--- START Raw data ---
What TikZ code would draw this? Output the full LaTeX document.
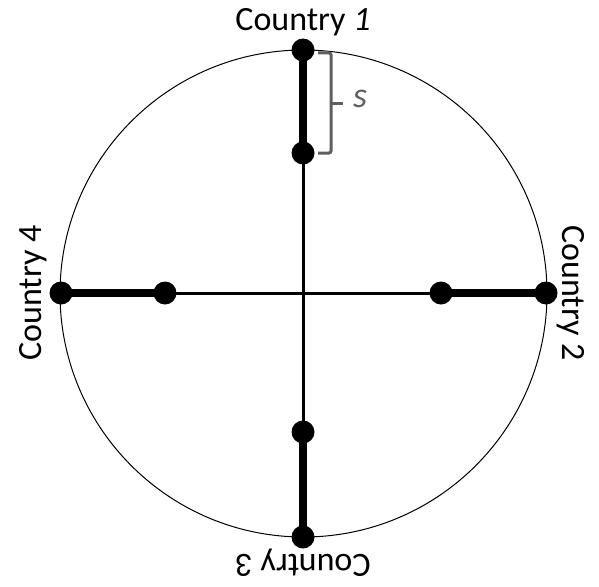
\documentclass[tikz,border=0pt]{standalone}
\usepackage{fontspec}
\setmainfont{Carlito}
\usetikzlibrary{positioning}
\definecolor{brgray}{HTML}{5F5F5F}
\tikzset{
  dot/.style={circle, fill=black, inner sep=0pt, minimum size=23pt},
  axis/.style={line width=3pt},
  leg/.style={line width=8pt},
  rim/.style={line width=1pt},
  country/.style={font=\fontsize{34}{36}\selectfont, inner sep=0pt},
  brc/.style={draw=brgray, line width=3pt, rounded corners=2pt}
}
\begin{document}
\begin{tikzpicture}[x=1pt,y=-1pt]
\useasboundingbox (0,0) rectangle (599,586);
\draw[rim] (303.5,293.5) circle (243.5);
% outer and inner points on each axis
\node[dot] (out1) at (303,50) {};
\node[dot] (in1) at (303,153) {};
\node[dot] (out2) at (546,293) {};
\node[dot] (in2) at (441,293) {};
\node[dot] (out3) at (303,537) {};
\node[dot] (in3) at (303,432) {};
\node[dot] (out4) at (61,293) {};
\node[dot] (in4) at (165,293) {};
\draw[axis] (in1.center) -- (in3.center);
\draw[axis] (in4.center) -- (in2.center);
\foreach \i in {1,...,4}
  \draw[leg] (out\i.center) -- (in\i.center);
% labels
\node[country] (c1) at (303,22) {Country \textit{1}};
\node[country, rotate=-90] (c2) at (571,293) {Country 2};
\node[country, rotate=180] (c3) at (303,563) {Country 3};
\node[country, rotate=90] (c4) at (33,293) {Country 4};
% brace for s
\coordinate (btop) at (318,53);
\coordinate (bbot) at (318,153);
\coordinate (bmid) at (331,103);
\draw[brc] (btop) -| (bmid) |- (bbot);
\draw[brc] (bmid) -- ++(12,0) coordinate (btip);
\node[font=\fontsize{36}{38}\selectfont\itshape, text=brgray, anchor=west, inner sep=0pt] (s) at ([xshift=10pt,yshift=4pt]btip) {s};
\end{tikzpicture}
\end{document}
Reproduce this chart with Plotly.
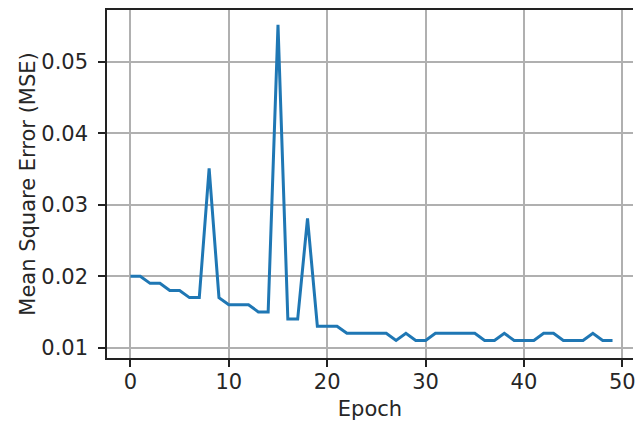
import plotly.graph_objects as go

epochs = list(range(50))
mse = [0.020, 0.020, 0.019, 0.019, 0.018, 0.018, 0.017, 0.017, 0.0351, 0.017,
       0.016, 0.016, 0.016, 0.015, 0.015, 0.0552, 0.014, 0.014, 0.0281, 0.013,
       0.013, 0.013, 0.012, 0.012, 0.012, 0.012, 0.012, 0.011, 0.012, 0.011,
       0.011, 0.012, 0.012, 0.012, 0.012, 0.012, 0.011, 0.011, 0.012, 0.011,
       0.011, 0.011, 0.012, 0.012, 0.011, 0.011, 0.011, 0.012, 0.011, 0.011]

x_ticks = [0, 10, 20, 30, 40, 50]
y_ticks = [0.01, 0.02, 0.03, 0.04, 0.05]
y_tick_labels = ["0.01", "0.02", "0.03", "0.04", "0.05"]

FONT = "DejaVu Sans"
FS = 21

fig = go.Figure()
fig.add_trace(go.Scatter(x=epochs, y=mse, mode="lines",
                         line=dict(color="#1f77b4", width=3),
                         showlegend=False))

fig.update_layout(
    width=636, height=421,
    margin=dict(l=107, r=0, t=10, b=63, pad=0),
    paper_bgcolor="white", plot_bgcolor="white",
    font=dict(family=FONT, size=FS, color="#262626"),
)

fig.update_xaxes(
    range=[-2.38, 51.08],
    tickvals=x_ticks,
    showgrid=True, gridcolor="#b0b0b0", gridwidth=1.6,
    zeroline=False,
    showline=True, linecolor="#222222", linewidth=1.5, mirror=True,
    ticks="outside", ticklen=7, tickwidth=1.6, tickcolor="#222222",
    ticklabelstandoff=-3,
    ticklabeloverflow="allow",
    title=dict(text="Epoch", font=dict(family=FONT, size=FS, color="#262626"), standoff=8),
)

fig.update_yaxes(
    range=[0.008542, 0.05729],
    tickvals=y_ticks, ticktext=y_tick_labels,
    showgrid=True, gridcolor="#b0b0b0", gridwidth=1.6,
    zeroline=False,
    showline=True, linecolor="#222222", linewidth=1.5, mirror=False,
    ticks="outside", ticklen=7, tickwidth=1.6, tickcolor="#222222",
    ticklabelstandoff=6,
    title=dict(text="Mean Square Error (MSE)", font=dict(family=FONT, size=FS, color="#262626"), standoff=0),
)

fig.write_html("out.html")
--- END Raw data ---
= What to work on =
Leave out any pictures and return exactly the lines from the beginning of the data through the line with "import plotly.graph_objects as go", inclusive.

= Answer =
What TikZ code would draw this? Output the full LaTeX document.
\documentclass[tikz,border=0pt]{standalone}
\usepackage{fontspec}
\setmainfont{Carlito}
\usetikzlibrary{positioning}
\definecolor{brgray}{HTML}{5F5F5F}
\tikzset{
  dot/.style={circle, fill=black, inner sep=0pt, minimum size=23pt},
  axis/.style={line width=3pt},
  leg/.style={line width=8pt},
  rim/.style={line width=1pt},
  country/.style={font=\fontsize{34}{36}\selectfont, inner sep=0pt},
  brc/.style={draw=brgray, line width=3pt, rounded corners=2pt}
}
\begin{document}
\begin{tikzpicture}[x=1pt,y=-1pt]
\useasboundingbox (0,0) rectangle (599,586);
\draw[rim] (303.5,293.5) circle (243.5);
% outer and inner points on each axis
\node[dot] (out1) at (303,50) {};
\node[dot] (in1) at (303,153) {};
\node[dot] (out2) at (546,293) {};
\node[dot] (in2) at (441,293) {};
\node[dot] (out3) at (303,537) {};
\node[dot] (in3) at (303,432) {};
\node[dot] (out4) at (61,293) {};
\node[dot] (in4) at (165,293) {};
\draw[axis] (in1.center) -- (in3.center);
\draw[axis] (in4.center) -- (in2.center);
\foreach \i in {1,...,4}
  \draw[leg] (out\i.center) -- (in\i.center);
% labels
\node[country] (c1) at (303,22) {Country \textit{1}};
\node[country, rotate=-90] (c2) at (571,293) {Country 2};
\node[country, rotate=180] (c3) at (303,563) {Country 3};
\node[country, rotate=90] (c4) at (33,293) {Country 4};
% brace for s
\coordinate (btop) at (318,53);
\coordinate (bbot) at (318,153);
\coordinate (bmid) at (331,103);
\draw[brc] (btop) -| (bmid) |- (bbot);
\draw[brc] (bmid) -- ++(12,0) coordinate (btip);
\node[font=\fontsize{36}{38}\selectfont\itshape, text=brgray, anchor=west, inner sep=0pt] (s) at ([xshift=10pt,yshift=4pt]btip) {s};
\end{tikzpicture}
\end{document}
Reproduce this chart with Plotly.
import plotly.graph_objects as go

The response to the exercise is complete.